**The data:**
-------
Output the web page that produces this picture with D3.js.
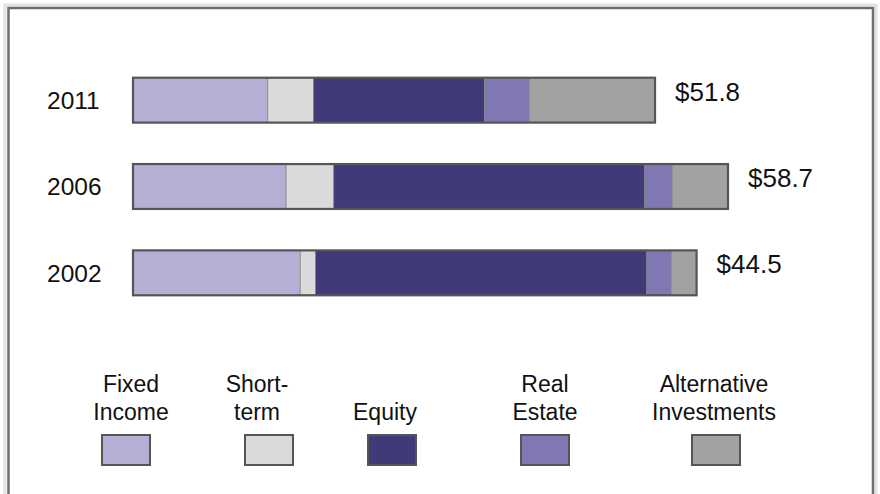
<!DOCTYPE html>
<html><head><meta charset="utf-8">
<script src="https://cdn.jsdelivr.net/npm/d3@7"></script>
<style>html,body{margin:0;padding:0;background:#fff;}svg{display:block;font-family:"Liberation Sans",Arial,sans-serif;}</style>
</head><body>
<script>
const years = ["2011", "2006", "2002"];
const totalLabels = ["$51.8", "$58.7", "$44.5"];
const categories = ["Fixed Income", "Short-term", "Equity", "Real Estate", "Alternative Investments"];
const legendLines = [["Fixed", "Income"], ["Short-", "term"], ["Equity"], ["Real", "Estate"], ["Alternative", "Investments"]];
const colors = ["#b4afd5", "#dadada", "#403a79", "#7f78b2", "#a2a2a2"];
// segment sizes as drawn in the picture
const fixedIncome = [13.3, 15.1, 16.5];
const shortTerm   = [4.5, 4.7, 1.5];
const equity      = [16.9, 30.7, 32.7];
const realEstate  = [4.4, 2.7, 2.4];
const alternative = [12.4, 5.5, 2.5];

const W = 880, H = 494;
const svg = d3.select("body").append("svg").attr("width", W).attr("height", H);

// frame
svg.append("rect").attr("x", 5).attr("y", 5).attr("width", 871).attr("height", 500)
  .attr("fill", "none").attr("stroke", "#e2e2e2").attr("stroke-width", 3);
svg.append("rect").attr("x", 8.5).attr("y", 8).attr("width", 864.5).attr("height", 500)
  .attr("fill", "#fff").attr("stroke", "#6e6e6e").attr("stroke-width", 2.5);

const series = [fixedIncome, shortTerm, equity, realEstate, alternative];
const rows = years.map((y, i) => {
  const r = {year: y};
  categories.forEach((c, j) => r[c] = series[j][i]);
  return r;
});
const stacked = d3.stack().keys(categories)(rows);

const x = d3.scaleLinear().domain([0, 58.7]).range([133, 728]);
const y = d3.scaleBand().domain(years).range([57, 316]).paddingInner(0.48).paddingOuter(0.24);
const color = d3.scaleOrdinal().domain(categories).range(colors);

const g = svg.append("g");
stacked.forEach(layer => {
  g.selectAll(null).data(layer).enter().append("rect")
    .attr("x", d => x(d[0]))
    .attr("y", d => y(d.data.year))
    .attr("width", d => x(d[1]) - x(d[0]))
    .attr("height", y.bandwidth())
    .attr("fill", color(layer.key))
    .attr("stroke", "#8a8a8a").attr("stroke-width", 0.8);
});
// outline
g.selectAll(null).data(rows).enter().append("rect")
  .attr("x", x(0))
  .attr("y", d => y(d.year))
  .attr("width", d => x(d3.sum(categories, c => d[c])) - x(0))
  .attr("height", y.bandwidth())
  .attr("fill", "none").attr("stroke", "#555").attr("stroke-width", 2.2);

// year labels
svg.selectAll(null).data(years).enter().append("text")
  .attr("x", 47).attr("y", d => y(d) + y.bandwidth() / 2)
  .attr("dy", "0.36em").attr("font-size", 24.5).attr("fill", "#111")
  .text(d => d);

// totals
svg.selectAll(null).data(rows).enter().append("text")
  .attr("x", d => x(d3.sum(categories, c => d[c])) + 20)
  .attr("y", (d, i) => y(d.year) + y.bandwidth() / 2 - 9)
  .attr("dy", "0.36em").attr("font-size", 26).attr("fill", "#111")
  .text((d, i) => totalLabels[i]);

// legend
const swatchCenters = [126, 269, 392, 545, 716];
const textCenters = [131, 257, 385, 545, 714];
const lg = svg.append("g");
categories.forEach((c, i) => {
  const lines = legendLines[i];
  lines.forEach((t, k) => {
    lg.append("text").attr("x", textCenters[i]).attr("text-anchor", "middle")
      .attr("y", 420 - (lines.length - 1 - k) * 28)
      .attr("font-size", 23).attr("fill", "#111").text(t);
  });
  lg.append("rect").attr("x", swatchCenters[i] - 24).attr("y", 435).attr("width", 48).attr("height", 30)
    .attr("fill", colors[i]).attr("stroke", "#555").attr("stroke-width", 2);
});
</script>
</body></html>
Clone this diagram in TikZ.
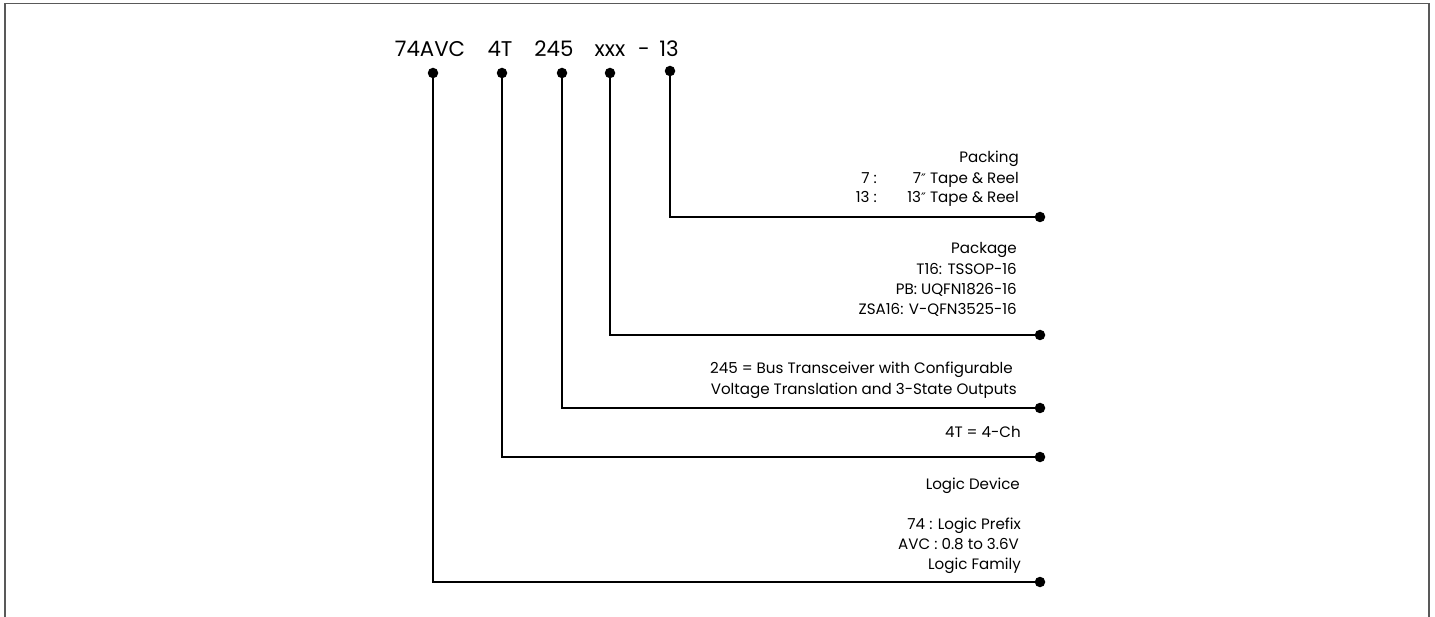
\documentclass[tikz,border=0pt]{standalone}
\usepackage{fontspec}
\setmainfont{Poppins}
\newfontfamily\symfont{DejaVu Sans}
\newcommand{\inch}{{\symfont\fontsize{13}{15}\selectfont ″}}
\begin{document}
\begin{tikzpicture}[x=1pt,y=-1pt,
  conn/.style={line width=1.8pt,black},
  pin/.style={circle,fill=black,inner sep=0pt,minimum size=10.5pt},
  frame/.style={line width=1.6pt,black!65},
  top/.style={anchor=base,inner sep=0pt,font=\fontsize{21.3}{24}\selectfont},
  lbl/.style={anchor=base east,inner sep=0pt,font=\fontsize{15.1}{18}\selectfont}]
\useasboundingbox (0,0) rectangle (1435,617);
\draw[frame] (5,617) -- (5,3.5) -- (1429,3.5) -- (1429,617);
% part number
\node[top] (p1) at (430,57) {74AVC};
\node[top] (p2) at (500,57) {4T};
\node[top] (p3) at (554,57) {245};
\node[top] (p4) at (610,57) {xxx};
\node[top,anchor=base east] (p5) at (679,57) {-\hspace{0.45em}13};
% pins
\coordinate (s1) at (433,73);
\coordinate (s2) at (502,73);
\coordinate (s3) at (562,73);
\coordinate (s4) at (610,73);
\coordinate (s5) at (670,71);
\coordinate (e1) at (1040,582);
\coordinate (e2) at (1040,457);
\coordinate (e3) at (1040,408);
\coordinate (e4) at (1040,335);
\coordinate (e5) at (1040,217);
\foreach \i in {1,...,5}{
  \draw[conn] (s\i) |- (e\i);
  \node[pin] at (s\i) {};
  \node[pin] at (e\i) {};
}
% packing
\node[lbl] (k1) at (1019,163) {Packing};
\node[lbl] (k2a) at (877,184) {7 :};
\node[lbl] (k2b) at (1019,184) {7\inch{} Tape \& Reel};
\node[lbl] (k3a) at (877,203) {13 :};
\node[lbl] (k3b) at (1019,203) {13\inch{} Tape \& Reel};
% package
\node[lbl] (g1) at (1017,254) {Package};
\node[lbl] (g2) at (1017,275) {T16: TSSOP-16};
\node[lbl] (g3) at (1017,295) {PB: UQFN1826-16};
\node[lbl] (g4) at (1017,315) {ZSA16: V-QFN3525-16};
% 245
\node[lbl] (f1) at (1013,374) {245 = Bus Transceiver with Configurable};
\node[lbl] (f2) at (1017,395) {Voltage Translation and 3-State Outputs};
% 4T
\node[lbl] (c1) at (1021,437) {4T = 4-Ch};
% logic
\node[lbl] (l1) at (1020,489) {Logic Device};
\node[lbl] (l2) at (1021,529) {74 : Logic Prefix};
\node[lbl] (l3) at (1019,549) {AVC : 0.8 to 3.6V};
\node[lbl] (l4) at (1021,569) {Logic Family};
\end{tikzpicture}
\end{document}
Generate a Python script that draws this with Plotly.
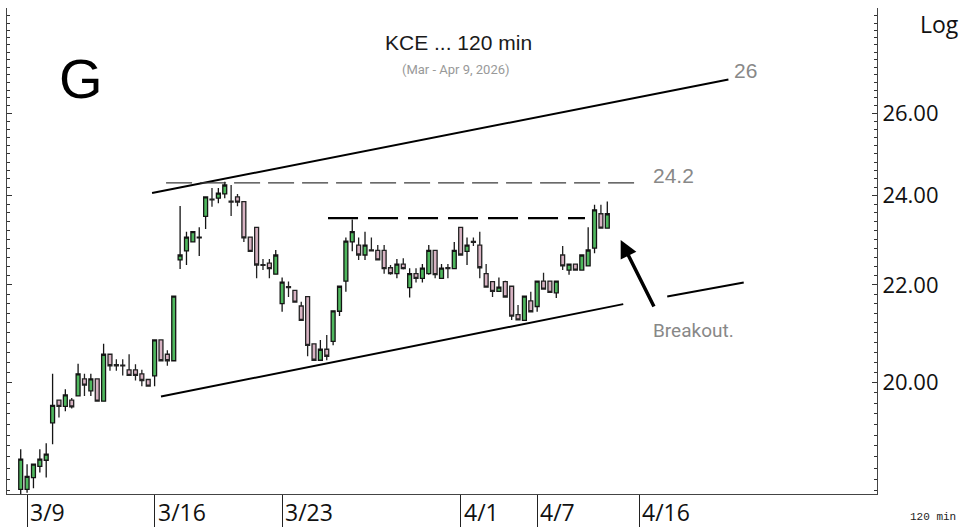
-------
Images must not appear in the copy; reproduce everything else in the records verbatim.

Output the web page that produces this picture with D3.js.
<!DOCTYPE html>
<html><head><meta charset="utf-8">
<script src="https://cdn.jsdelivr.net/npm/d3@7"></script>
<style>html,body{margin:0;padding:0;background:#fff;}svg{display:block;font-family:"Liberation Sans",Arial,sans-serif;}</style>
</head><body>
<script>
const years = ["2011", "2006", "2002"];
const totalLabels = ["$51.8", "$58.7", "$44.5"];
const categories = ["Fixed Income", "Short-term", "Equity", "Real Estate", "Alternative Investments"];
const legendLines = [["Fixed", "Income"], ["Short-", "term"], ["Equity"], ["Real", "Estate"], ["Alternative", "Investments"]];
const colors = ["#b4afd5", "#dadada", "#403a79", "#7f78b2", "#a2a2a2"];
// segment sizes as drawn in the picture
const fixedIncome = [13.3, 15.1, 16.5];
const shortTerm   = [4.5, 4.7, 1.5];
const equity      = [16.9, 30.7, 32.7];
const realEstate  = [4.4, 2.7, 2.4];
const alternative = [12.4, 5.5, 2.5];

const W = 880, H = 494;
const svg = d3.select("body").append("svg").attr("width", W).attr("height", H);

// frame
svg.append("rect").attr("x", 5).attr("y", 5).attr("width", 871).attr("height", 500)
  .attr("fill", "none").attr("stroke", "#e2e2e2").attr("stroke-width", 3);
svg.append("rect").attr("x", 8.5).attr("y", 8).attr("width", 864.5).attr("height", 500)
  .attr("fill", "#fff").attr("stroke", "#6e6e6e").attr("stroke-width", 2.5);

const series = [fixedIncome, shortTerm, equity, realEstate, alternative];
const rows = years.map((y, i) => {
  const r = {year: y};
  categories.forEach((c, j) => r[c] = series[j][i]);
  return r;
});
const stacked = d3.stack().keys(categories)(rows);

const x = d3.scaleLinear().domain([0, 58.7]).range([133, 728]);
const y = d3.scaleBand().domain(years).range([57, 316]).paddingInner(0.48).paddingOuter(0.24);
const color = d3.scaleOrdinal().domain(categories).range(colors);

const g = svg.append("g");
stacked.forEach(layer => {
  g.selectAll(null).data(layer).enter().append("rect")
    .attr("x", d => x(d[0]))
    .attr("y", d => y(d.data.year))
    .attr("width", d => x(d[1]) - x(d[0]))
    .attr("height", y.bandwidth())
    .attr("fill", color(layer.key))
    .attr("stroke", "#8a8a8a").attr("stroke-width", 0.8);
});
// outline
g.selectAll(null).data(rows).enter().append("rect")
  .attr("x", x(0))
  .attr("y", d => y(d.year))
  .attr("width", d => x(d3.sum(categories, c => d[c])) - x(0))
  .attr("height", y.bandwidth())
  .attr("fill", "none").attr("stroke", "#555").attr("stroke-width", 2.2);

// year labels
svg.selectAll(null).data(years).enter().append("text")
  .attr("x", 47).attr("y", d => y(d) + y.bandwidth() / 2)
  .attr("dy", "0.36em").attr("font-size", 24.5).attr("fill", "#111")
  .text(d => d);

// totals
svg.selectAll(null).data(rows).enter().append("text")
  .attr("x", d => x(d3.sum(categories, c => d[c])) + 20)
  .attr("y", (d, i) => y(d.year) + y.bandwidth() / 2 - 9)
  .attr("dy", "0.36em").attr("font-size", 26).attr("fill", "#111")
  .text((d, i) => totalLabels[i]);

// legend
const swatchCenters = [126, 269, 392, 545, 716];
const textCenters = [131, 257, 385, 545, 714];
const lg = svg.append("g");
categories.forEach((c, i) => {
  const lines = legendLines[i];
  lines.forEach((t, k) => {
    lg.append("text").attr("x", textCenters[i]).attr("text-anchor", "middle")
      .attr("y", 420 - (lines.length - 1 - k) * 28)
      .attr("font-size", 23).attr("fill", "#111").text(t);
  });
  lg.append("rect").attr("x", swatchCenters[i] - 24).attr("y", 435).attr("width", 48).attr("height", 30)
    .attr("fill", colors[i]).attr("stroke", "#555").attr("stroke-width", 2);
});
</script>
</body></html>
Clone this diagram in TikZ.
\documentclass[tikz,border=0pt]{standalone}
\usepackage{fontspec}
\setmainfont{Poppins}
\newfontfamily\symfont{DejaVu Sans}
\newcommand{\inch}{{\symfont\fontsize{13}{15}\selectfont ″}}
\begin{document}
\begin{tikzpicture}[x=1pt,y=-1pt,
  conn/.style={line width=1.8pt,black},
  pin/.style={circle,fill=black,inner sep=0pt,minimum size=10.5pt},
  frame/.style={line width=1.6pt,black!65},
  top/.style={anchor=base,inner sep=0pt,font=\fontsize{21.3}{24}\selectfont},
  lbl/.style={anchor=base east,inner sep=0pt,font=\fontsize{15.1}{18}\selectfont}]
\useasboundingbox (0,0) rectangle (1435,617);
\draw[frame] (5,617) -- (5,3.5) -- (1429,3.5) -- (1429,617);
% part number
\node[top] (p1) at (430,57) {74AVC};
\node[top] (p2) at (500,57) {4T};
\node[top] (p3) at (554,57) {245};
\node[top] (p4) at (610,57) {xxx};
\node[top,anchor=base east] (p5) at (679,57) {-\hspace{0.45em}13};
% pins
\coordinate (s1) at (433,73);
\coordinate (s2) at (502,73);
\coordinate (s3) at (562,73);
\coordinate (s4) at (610,73);
\coordinate (s5) at (670,71);
\coordinate (e1) at (1040,582);
\coordinate (e2) at (1040,457);
\coordinate (e3) at (1040,408);
\coordinate (e4) at (1040,335);
\coordinate (e5) at (1040,217);
\foreach \i in {1,...,5}{
  \draw[conn] (s\i) |- (e\i);
  \node[pin] at (s\i) {};
  \node[pin] at (e\i) {};
}
% packing
\node[lbl] (k1) at (1019,163) {Packing};
\node[lbl] (k2a) at (877,184) {7 :};
\node[lbl] (k2b) at (1019,184) {7\inch{} Tape \& Reel};
\node[lbl] (k3a) at (877,203) {13 :};
\node[lbl] (k3b) at (1019,203) {13\inch{} Tape \& Reel};
% package
\node[lbl] (g1) at (1017,254) {Package};
\node[lbl] (g2) at (1017,275) {T16: TSSOP-16};
\node[lbl] (g3) at (1017,295) {PB: UQFN1826-16};
\node[lbl] (g4) at (1017,315) {ZSA16: V-QFN3525-16};
% 245
\node[lbl] (f1) at (1013,374) {245 = Bus Transceiver with Configurable};
\node[lbl] (f2) at (1017,395) {Voltage Translation and 3-State Outputs};
% 4T
\node[lbl] (c1) at (1021,437) {4T = 4-Ch};
% logic
\node[lbl] (l1) at (1020,489) {Logic Device};
\node[lbl] (l2) at (1021,529) {74 : Logic Prefix};
\node[lbl] (l3) at (1019,549) {AVC : 0.8 to 3.6V};
\node[lbl] (l4) at (1021,569) {Logic Family};
\end{tikzpicture}
\end{document}
Generate a Python script that draws this with Plotly.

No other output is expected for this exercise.